How Google Might Filter Out Duplicate Pages from Bounce Pad Sites

I hadn’t heard the term “Bounce Pad” being referred to websites before, but it’s useful knowing the language of search engines, and the things they might look for when crawling and indexing webpages, and serving results to searchers. Determining whether a site is a bounce pad involves an analysis about redirects appearing on the site, like in the image below from a Google patent granted this week:

Screen shot from the bounce pad patent showing calculation of redirect score and spam score to determine whether a site is a bounce pad.

One of the mysteries associated with Google’s search results is how it determines which pages to show when there are duplicate or substantially duplicated documents within its index. A search engine doesn’t want to show searchers a list of search results that contains substantially the same pages, so when it finds pages that are pretty close to being the same, it will create a “cluster” of those pages and choose a representative page to display.

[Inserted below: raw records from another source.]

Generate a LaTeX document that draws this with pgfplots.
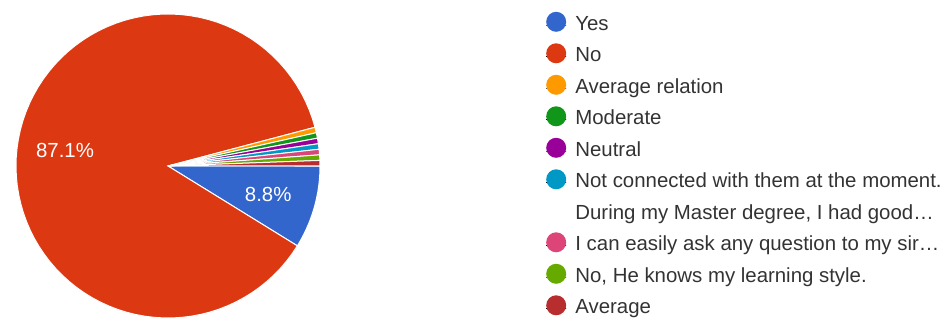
\documentclass[border=0pt]{standalone}
\usepackage{fontspec}
\setmainfont{Liberation Sans}
\usepackage{pgfplots}
\pgfplotsset{compat=1.18}
\definecolor{cYes}{HTML}{3366CC}
\definecolor{cNo}{HTML}{DC3912}
\definecolor{cAvgRel}{HTML}{FF9900}
\definecolor{cMod}{HTML}{109618}
\definecolor{cNeu}{HTML}{990099}
\definecolor{cNot}{HTML}{0099C6}
\definecolor{cEasy}{HTML}{DD4477}
\definecolor{cKnows}{HTML}{66AA00}
\definecolor{cAvg}{HTML}{B82E2E}
\definecolor{legtext}{HTML}{333333}
\tikzset{lbl/.style={text=white, font=\fontsize{20.4bp}{24bp}\selectfont, inner sep=0pt}}
\newcommand\cum{0}
% colour, percentage, label
\newcommand{\slice}[3]{%
  \pgfmathsetmacro\sa{-3.6*(\cum+#2)}%
  \pgfmathsetmacro\sb{-3.6*\cum}%
  \pgfmathsetmacro\md{-3.6*(\cum+#2/2)}%
  \pgfmathsetmacro\lx{0.685*cos(\md)}%
  \pgfmathsetmacro\ly{0.685*sin(\md)}%
  \pgfmathsetmacro\newcum{\cum+#2}%
  \xdef\cum{\newcum}%
  \edef\doit{\noexpand\addplot[fill=#1, draw=white, line width=1bp, domain=\sa:\sb, samples=90, forget plot] ({cos(x)},{sin(x)}) -- (axis cs:0,0) -- cycle;}%
  \doit
  \if\relax\detokenize{#3}\relax\else
    \edef\dolbl{\noexpand\node[lbl] at (axis cs:\lx,\ly) {\unexpanded{#3}};}%
    \dolbl
  \fi
}
\newcommand\legdot[1]{\addlegendimage{legend image code/.code={\useasboundingbox (-10bp,0bp) rectangle (10bp,0bp); \fill[#1,draw=none,overlay] (0bp,3.2bp) circle (10bp);}}}
\begin{document}
\begin{tikzpicture}
\path[use as bounding box, clip] (0,0) rectangle (947bp,318bp);
\begin{axis}[
  at={(168bp,152bp)}, anchor=center,
  scale only axis, width=304bp, height=304bp,
  xmin=-1, xmax=1, ymin=-1, ymax=1,
  hide axis, clip=false,
  legend style={at={(1.7434,0.9967)}, anchor=north west, draw=none, fill=none,
    inner sep=0pt, outer sep=0pt,
    font=\fontsize{20.4bp}{24bp}\selectfont, text=legtext,
    nodes={inner sep=0pt, text height=15bp, text depth=5bp},
    row sep=11.5bp, column sep=9bp},
  legend cell align=left,
]
\slice{cYes}{8.8}{8.8\%}
\slice{cNo}{87.1}{87.1\%}
\slice{cAvgRel}{0.5857}{}
\slice{cMod}{0.5857}{}
\slice{cNeu}{0.5857}{}
\slice{cNot}{0.5857}{}
\slice{cEasy}{0.5857}{}
\slice{cKnows}{0.5857}{}
\slice{cAvg}{0.5857}{}
\legdot{cYes}
\legdot{cNo}
\legdot{cAvgRel}
\legdot{cMod}
\legdot{cNeu}
\legdot{cNot}
\addlegendimage{empty legend}
\legdot{cEasy}
\legdot{cKnows}
\legdot{cAvg}
\legend{Yes, No, Average relation, Moderate, Neutral,
  Not connected with them at the moment.,
  {During my Master degree, I had good…},
  I can easily ask any question to my sir…,
  {No, He knows my learning style.},
  Average}
\end{axis}
\end{tikzpicture}
\end{document}
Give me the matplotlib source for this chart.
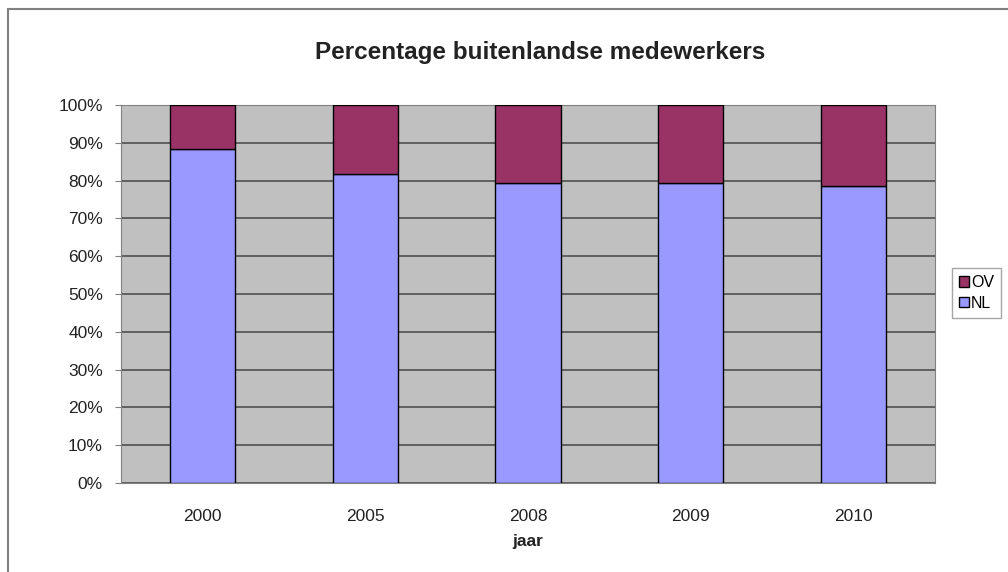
import matplotlib
matplotlib.use('Agg')
import matplotlib.pyplot as plt
from matplotlib.patches import Rectangle
from matplotlib.ticker import PercentFormatter
import numpy as np

# data
jaren = ['2000', '2005', '2008', '2009', '2010']
nl = [88.4, 81.7, 79.4, 79.4, 78.6]
ov = [100 - v for v in nl]

plt.rcParams['font.family'] = ['Liberation Sans', 'DejaVu Sans']

fig = plt.figure(figsize=(10.08, 5.72), dpi=100)
fig.patch.set_facecolor('white')
# chart frame (Excel chart area border)
fig.add_artist(Rectangle((8 / 1008, -0.05), 1.2, 1 - 9 / 572 + 0.05,
                         transform=fig.transFigure, fill=False,
                         edgecolor='#808080', linewidth=1.5))

ax = fig.add_axes([121 / 1008, 1 - 483 / 572, 814 / 1008, 378 / 572])
ax.set_facecolor('#C0C0C0')

x = np.arange(len(jaren))
w = 0.4
b1 = ax.bar(x, nl, w, color='#9999FF', edgecolor='black', linewidth=1, label='NL', zorder=3)
b2 = ax.bar(x, ov, w, bottom=nl, color='#993366', edgecolor='black', linewidth=1, label='OV', zorder=3)

ax.set_xlim(-0.5, len(jaren) - 0.5)
ax.set_ylim(0, 100)
ax.set_yticks(np.arange(0, 101, 10))
ax.yaxis.set_major_formatter(PercentFormatter(decimals=0))
ax.set_xticks(x)
ax.set_xticklabels(jaren)
ax.grid(axis='y', color='#505050', linewidth=1.2, zorder=1)
ax.tick_params(axis='y', labelsize=12.5, length=4, color='#808080', pad=9, labelcolor='#222222')
ax.tick_params(axis='x', labelsize=12.5, length=0, pad=19, labelcolor='#222222')
for s in ['top', 'right', 'left', 'bottom']:
    ax.spines[s].set_color('#808080')

ax.set_xlabel('jaar', fontsize=12.5, fontweight='bold', labelpad=7, color='#222222')
fig.text(540 / 1008, 1 - 52 / 572, 'Percentage buitenlandse medewerkers',
         ha='center', va='center', fontsize=17.5, fontweight='bold', color='#222222')

leg = fig.legend([b2, b1], ['OV', 'NL'], loc='upper left',
                 bbox_to_anchor=(952 / 1008, 1 - 268 / 572),
                 fontsize=11.5, frameon=True, fancybox=False,
                 handlelength=0.6, handleheight=0.6, handletextpad=0.15,
                 borderpad=0.45, labelspacing=0.35, borderaxespad=0)
leg.get_frame().set_edgecolor('#909090')
leg.get_frame().set_linewidth(1)

fig.savefig('out.png', dpi=100)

That kind of duplication can happen for a number of reasons, such as someone copying content from another page (with or without permission or license to do so), the majority of the content on a page being a manufactor’s or publisher’s description, a content management system set up so that the same page gets published more than once at different URLs, content being republished on a mirror site or sites set up so that if there’s too much traffic to one of the sites that the others may handle overflow, and more.

The Google patent describes one way the search engine may filter out some choices of pages, based upon whether or not those pages appear upon sites that the search engine considers bounce pads, or sites that contain a high number of redirects that tend to redirect to multiple other pages, usually on other sites. Bounce Pad sites are usually considered to contain documents belonging to spammers, especially since many spammers will copy document content and frequently attempt to pass it off as their own.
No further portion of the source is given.